Linear Transformations and Manipulating points

We are going to do some geometry in the Cartesian plane. Perhaps counterintuitively, we will represent points as follows:

Important! $ \text{point }(x,y)\text{ is represented by column vector } \begin{bmatrix} x\\ y\\ 1 \end{bmatrix} $

Why the extra "1" coordinate? Just accept for a moment, and we will discuss once you've played around with these ideas for a bit.

We will look at linear transformations from $\mathbb{R}^3$ to $\mathbb{R}^3$, so if $T$ is a linear transformation, and if $\boldsymbol{u}$ is vector representing point $p$, then $T(\boldsymbol{u})$ gives us a new vector which (if we're lucky and the third coordinate is 1) corresponds to a new point. So $T$ maps points to points. So what kind of operations do we get?

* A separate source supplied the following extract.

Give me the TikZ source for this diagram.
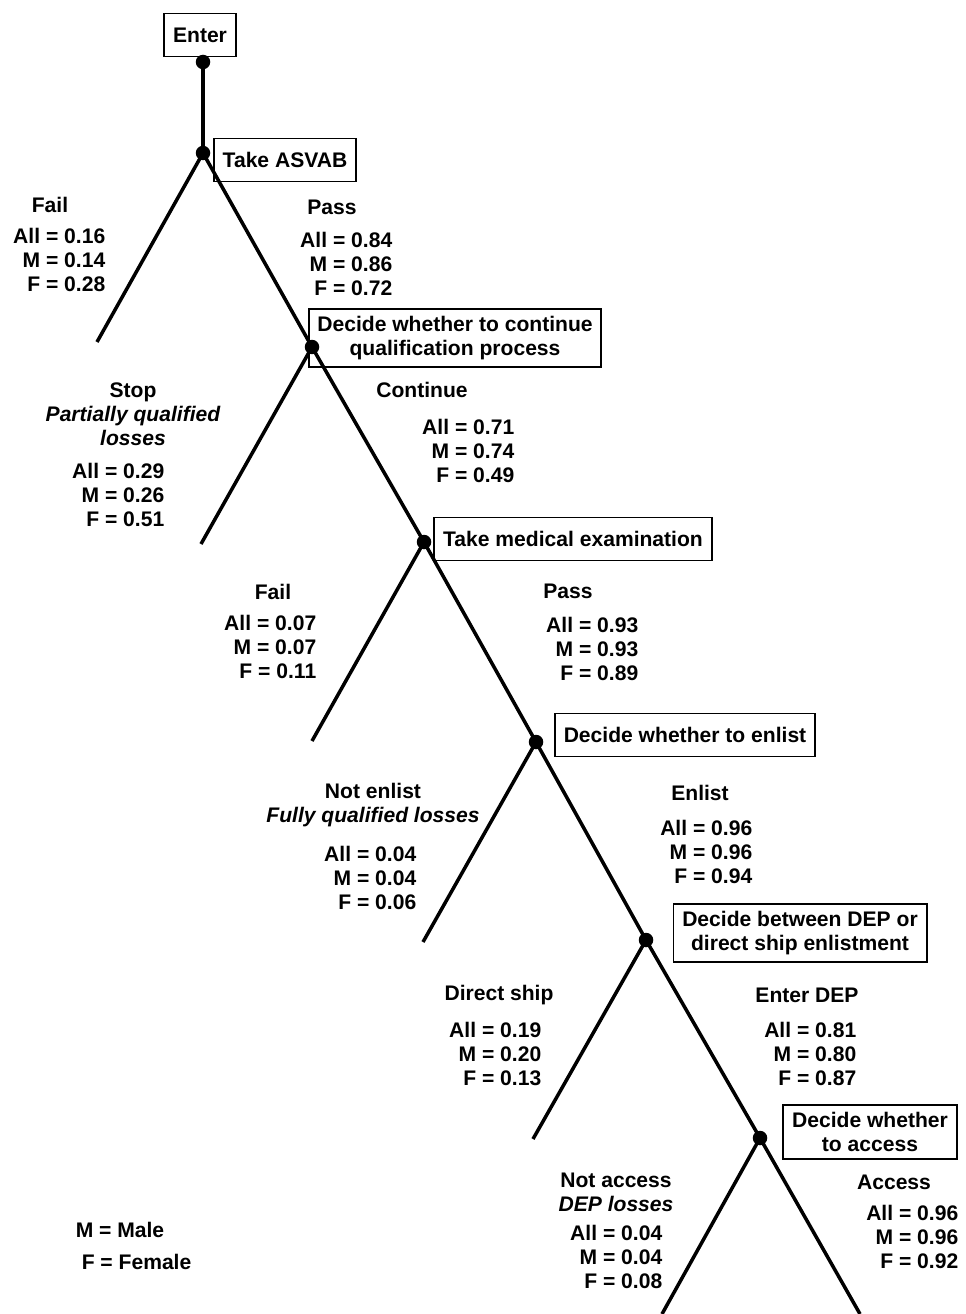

  1. Download a0.cpp and save it to a suitable folder. Compile the program like this: 
    g++ a0.cpp -o a0 -O2 -larmadillo
    ... and run it as: ./a0 An image like that on the right should popup on your screen.
  2. Change the line mat T = I; to mat T = A;, compile and run, and keep doing it for A,B,C,D. 
    	    
	    What does transformation A do?______________________
	    
	    What does transformation B do?______________________
	    
	    What does transformation C do?______________________
	    
	    What does transformation D do?______________________
  3. Try transformation T = A*B and then try T = B*A and compare the output. Explain why you get one result with A*B and another with B*A! (Make sure to check me that your explanation is correct!)
    Note: If you aren't already convinced that matrix multiplication is not commutative, you should be convinced now!
  4. If you look at the code, you will see that T is applied to u, i.e. we compute T*u. Let $T_A$ denote the transformation defined by matrix $A$, and let $T_B$ denote the transformation defined by matrix $B$. When we set T=A*B and apply $T$ to vector $\boldsymbol{u}$, are you computing $T_A(T_B(\boldsymbol{u}))$ or $T_B(T_A(\boldsymbol{u}))$?
  5. Final task: Modify the program to produce this image. You will probably be modifying the matrices, the angles and, of course, "T". When you've got it working, put a cout << T at the end of main. This will print out the matrix that defines your linear transformation T. Write it down (with just two digits after the decimal point).